Wednesday, March 6, 2013

Music Organization members-part 2


       Yesterday we started a series of discussions on what members of a church musical organization should be like. Yesterday we discussed what it means to be what I call "directable". Today we are going to discuss the philosophy of "catching the vision". All of us who have directed a ministering musical organization for a number of years have experienced band, orchestra, and choir members who "just didn't get it". I used to say jokingly that they stayed in the organization just to travel in the big scenic cruiser buss and eat the free McDonald's hamburgers.
       When I first started traveling with a ministering musical organization, it was a mystery to me how some of them would return from a tour refreshed spiritually and others seemed to be spiritually fatigued and spiritually dry.  After I directed a ministering organization for a few years, I became aware that it was each musician's philosophy that made the difference.
      To help us understand music ministry philosophy in a historic sense let us look again at I Chronicles 25: 1-31 and try to apply it to our lives as ministering musical servants:

                                                           A. They Caught the Director's Vision

1. They sang and played under the supervision or “the hands of” the chief musician.
2. They caught the vision of music ministry by musing through the king and the vision of Asaph, Jeduthun, and Heman.
3. Music organization members should likewise catch the pastor and directors passion for public ministry.

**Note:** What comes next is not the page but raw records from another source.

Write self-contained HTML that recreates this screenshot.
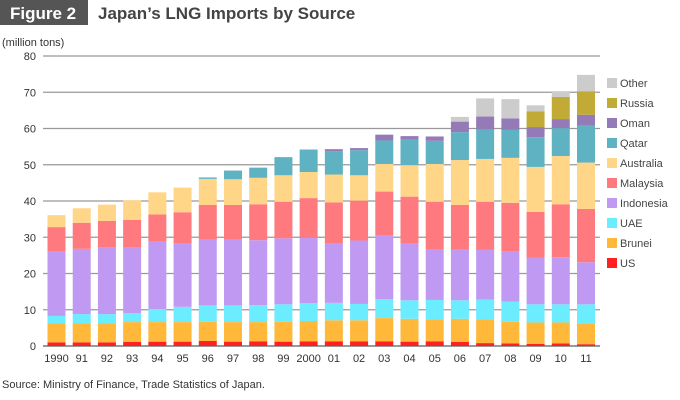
<!DOCTYPE html>
<html><head><meta charset="utf-8"><style>
body{margin:0;background:#fff;font-family:"Liberation Sans",Arial,sans-serif}
#wrap{position:relative;width:680px;height:400px;overflow:hidden}
</style></head><body>
<div id="wrap">
<svg id="chart" width="680" height="400" xmlns="http://www.w3.org/2000/svg">
<rect x="0" y="0" width="88" height="25" fill="#555"/>
<text x="10" y="19" font-size="17" font-weight="bold" fill="#fff">Figure 2</text>
<text x="98" y="19" font-size="17" font-weight="bold" fill="#444">Japan’s LNG Imports by Source</text>
<text x="2" y="46" font-size="11" fill="#333">(million tons)</text>
<text x="2" y="388" font-size="11" fill="#333">Source: Ministry of Finance, Trade Statistics of Japan.</text>
<g id="grid"></g><g id="bars"></g><g id="xlabels"></g><g id="legend"></g>
</svg></div>
<script>
const years=["1990","91","92","93","94","95","96","97","98","99","2000","01","02","03","04","05","06","07","08","09","10","11"];
const yTicks=[0,10,20,30,40,50,60,70,80];
const seriesNames=["US","Brunei","UAE","Indonesia","Malaysia","Australia","Qatar","Oman","Russia","Other"];
const seriesColors=["#ff2020","#ffb83a","#6cecff","#c09af2","#ff7a7e","#ffd588","#5fb2c2","#957ab8","#c2aa36","#cccccc"];
const us=[1.0,1.0,1.0,1.1,1.2,1.2,1.4,1.2,1.3,1.2,1.3,1.3,1.3,1.3,1.2,1.3,1.1,0.8,0.7,0.6,0.7,0.5];
const brunei=[5.2,5.2,5.2,5.5,5.4,5.4,5.3,5.4,5.3,5.5,5.6,5.8,5.8,6.4,6.3,6.0,6.4,6.5,6.0,5.9,5.8,5.8];
const uae=[2.1,2.6,2.6,2.5,3.6,4.2,4.5,4.6,4.7,4.8,4.9,4.8,4.5,5.2,5.1,5.4,5.1,5.5,5.5,5.0,5.0,5.2];
const indonesia=[17.7,18.0,18.5,18.0,18.6,17.5,18.2,18.2,17.9,18.2,18.0,16.4,17.5,17.5,15.6,13.9,14.0,13.7,14.0,12.8,13.0,11.6];
const malaysia=[6.8,7.2,7.2,7.7,7.5,8.6,9.5,9.5,9.9,10.1,11.0,11.3,11.0,12.2,13.0,13.2,12.3,13.3,13.3,12.7,14.6,14.7];
const australia=[3.3,4.0,4.5,5.4,6.1,6.8,7.2,7.1,7.3,7.3,7.2,7.7,7.0,7.6,8.7,10.4,12.4,11.8,12.4,12.4,13.3,12.8];
const qatar=[0,0,0,0,0,0,0.4,2.4,2.8,5.0,6.2,6.4,6.9,6.5,7.0,6.4,7.7,8.1,7.7,8.2,7.7,10.2];
const oman=[0,0,0,0,0,0,0,0,0,0,0,0.6,0.6,1.6,1.0,1.2,2.9,3.6,3.2,2.8,2.5,3.0];
const russia=[0,0,0,0,0,0,0,0,0,0,0,0,0,0,0,0,0,0,0,4.3,6.1,6.5];
const other=[0,0,0,0,0,0,0,0,0,0,0,0,0,0,0,0,1.3,5.0,5.3,1.7,1.6,4.5];
const series=[us,brunei,uae,indonesia,malaysia,australia,qatar,oman,russia,other];
const NS="http://www.w3.org/2000/svg";
const y0=346,yMax=80,plotH=290,xL=43,xR=600;
function yScale(v){return y0-v/yMax*plotH;}
function xCenter(i){return 56.5+i*(586-56.5)/(years.length-1);}
const barW=18;
function mk(tag,attrs,parent){const e=document.createElementNS(NS,tag);for(const k in attrs)e.setAttribute(k,attrs[k]);parent.appendChild(e);return e;}
const grid=document.getElementById('grid');
yTicks.forEach(t=>{
  const l=mk('line',{x1:xL,x2:xR,y1:yScale(t),y2:yScale(t),stroke:'#999','stroke-width':t===0?2:1.3},grid);
  
  
  const tx=mk('text',{x:36,y:yScale(t)+4,'font-size':11,fill:'#333','text-anchor':'end'},grid);
  tx.textContent=t;
  
  
});
const bars=document.getElementById('bars');
years.forEach((yr,i)=>{
  let cum=0;
  series.forEach((s,k)=>{
    const v=s[i];if(!v)return;
    const top=yScale(cum+v),bot=yScale(cum);
    const r=mk('rect',{x:xCenter(i)-barW/2,y:top,width:barW,height:bot-top,fill:seriesColors[k]},bars);
    
    
    cum+=v;
  });
  const tx=mk('text',{x:xCenter(i),y:362,'font-size':11,fill:'#333','text-anchor':'middle'},document.getElementById('xlabels'));
  tx.textContent=yr;
  
  
});
const leg=document.getElementById('legend');
for(let k=seriesNames.length-1;k>=0;k--){
  const row=seriesNames.length-1-k, cy=83+row*20;
  const g=mk('g',{},leg);
  
  
  mk('rect',{x:607,y:cy-5,width:10,height:10,fill:seriesColors[k]},g);
  const t=mk('text',{x:620,y:cy+4,'font-size':11,fill:'#444'},g);
  t.textContent=seriesNames[k];
}
</script>
</body></html>
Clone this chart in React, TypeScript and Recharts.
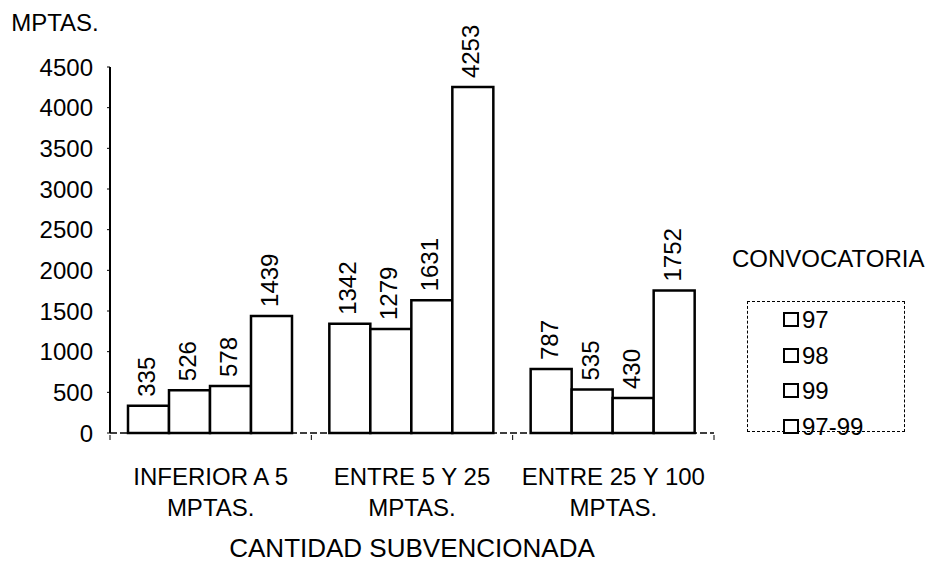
import { BarChart, Bar, XAxis, YAxis, LabelList, Legend, Label } from 'recharts';

const categories = ['INFERIOR A 5\nMPTAS.', 'ENTRE 5 Y 25\nMPTAS.', 'ENTRE 25 Y 100\nMPTAS.'];
const conv97 = [335, 1342, 787];
const conv98 = [526, 1279, 535];
const conv99 = [578, 1631, 430];
const conv9799 = [1439, 4253, 1752];
const seriesNames = ['97', '98', '99', '97-99'];
const yTicks = [0, 500, 1000, 1500, 2000, 2500, 3000, 3500, 4000, 4500];

const data = categories.map((cat, i) => ({
  cat,
  s97: conv97[i],
  s98: conv98[i],
  s99: conv99[i],
  s9799: conv9799[i],
}));

const FONT = '"Liberation Sans", Arial, sans-serif';
const FS = 24;

// rotated value above each bar
const ValueLabel = (props: any) => {
  const { x, y, width, value } = props;
  const cx = x + width / 2 - 2;
  const ty = y - 9;
  return (
    <text
      x={cx}
      y={ty}
      transform={`rotate(-90 ${cx} ${ty})`}
      textAnchor="start"
      dominantBaseline="central"
      fontSize={FS}
      fontFamily={FONT}
      fill="#000"
    >
      {value}
    </text>
  );
};

const CategoryTick = (props: any) => {
  const { x, y, payload, index, visibleTicksCount } = props;
  const lines = String(payload.value).split('\n');
  const half = payload.offset > 2 ? payload.offset : 0;
  const isLast = index === (visibleTicksCount ?? 3) - 1;
  return (
    <g>
      {half > 0 && <line x1={x - half} x2={x - half} y1={y} y2={y + 5} stroke="#000" strokeWidth={1} />}
      {half > 0 && isLast && <line x1={x + half} x2={x + half} y1={y} y2={y + 5} stroke="#000" strokeWidth={1} />}
      <text x={x} y={y} textAnchor="middle" fontSize={FS} fontFamily={FONT} fill="#000">
        {lines.map((l, i) => (
          <tspan key={i} x={x} dy={i === 0 ? 50 : 31}>
            {l}
          </tspan>
        ))}
      </text>
    </g>
  );
};

const LegendBox = (props: any) => {
  const { payload = [] } = props;
  const items = [...payload].sort(
    (a: any, b: any) => seriesNames.indexOf(a.value) - seriesNames.indexOf(b.value)
  );
  return (
    <div style={{ fontFamily: FONT, fontSize: FS, color: '#000' }}>
      <div style={{ lineHeight: '24px', whiteSpace: 'nowrap' }}>CONVOCATORIA</div>
      <div
        style={{
          marginTop: 30,
          marginLeft: 15,
          width: 158,
          height: 131,
          boxSizing: 'border-box',
          border: '1px dashed #000',
        }}
      >
        {items.map((entry: any) => (
          <div key={entry.value} style={{ height: 35.5, lineHeight: '35.5px', display: 'flex', alignItems: 'center' }}>
            <span
              style={{
                display: 'inline-block',
                flexShrink: 0,
                width: 16,
                height: 15,
                boxSizing: 'border-box',
                border: '2px solid #000',
                background: '#fff',
                marginLeft: 35,
                marginRight: 3,
              }}
            />
            <span>{entry.value}</span>
          </div>
        ))}
      </div>
    </div>
  );
};

export default function App() {
  const keys = ['s97', 's98', 's99', 's9799'];
  return (
    <div style={{ position: 'absolute', left: 0, top: 0, width: 933, height: 568, background: '#fff' }}>
      <BarChart
        width={933}
        height={568}
        data={data}
        margin={{ top: 67, right: 219, left: 0, bottom: 0 }}
        barGap={0}
        barCategoryGap={18}
      >
        <XAxis
          dataKey="cat"
          height={135}
          tickSize={0}
          tickLine={false}
          axisLine={{ stroke: '#000', strokeWidth: 1.5, strokeDasharray: '7 3' }}
          tick={<CategoryTick />}
          interval={0}
        >
          <Label
            value="CANTIDAD SUBVENCIONADA"
            position="insideBottom"
            offset={11}
            fontSize={26}
            fontFamily={FONT}
            fill="#000"
          />
        </XAxis>
        <YAxis
          width={110}
          domain={[0, 4500]}
          ticks={yTicks}
          interval={0}
          tickSize={3}
          tickMargin={14}
          tickLine={{ stroke: '#000', strokeWidth: 1 }}
          axisLine={{ stroke: '#000', strokeWidth: 2 }}
          tick={{ fontSize: FS, fontFamily: FONT, fill: '#000' }}
        >
          <Label value="MPTAS." position="top" offset={36} fontSize={FS} fontFamily={FONT} fill="#000" />
        </YAxis>
        <Legend
          layout="vertical"
          align="center"
          verticalAlign="middle"
          content={<LegendBox />}
          wrapperStyle={{ left: 732, top: 247, width: 200, height: 310 }}
        />
        {keys.map((k, i) => (
          <Bar
            key={k}
            dataKey={k}
            name={seriesNames[i]}
            fill="#fff"
            stroke="#000"
            strokeWidth={2.5}
            isAnimationActive={false}
          >
            <LabelList dataKey={k} content={<ValueLabel />} />
          </Bar>
        ))}
      </BarChart>
    </div>
  );
}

                                                            B. They Learned From Their Director

1. They learned that their director was constrained by God to deliver this burden through the medium of church music.
2. They learned that he was not only personally a “seer” and a “teller” but he also instructed the musicians under his direction to be “tellers” of this burden through the medium of music.
3. They learned that he was able to transfer his burden for song to those “under his hands” because he was skillful (995 – biyn – i.e. he could separate mentally; he understood the songs of the Lord).
4. I believe that there is a wonderful philosophical Bible lesson in what we have discussed.  Verse eight of this chapter explains that this mentor director relationship was the heart of the Levite's philosophical praxis--the "small" (qatan 6962--least of importance) and the "scholar" (talmiyd-a pupil or learner) learned from these dedicated Levite music leaders.  I believe that what we have learned today is truly an ancient landmark of how music organizations should prepare to music unto God.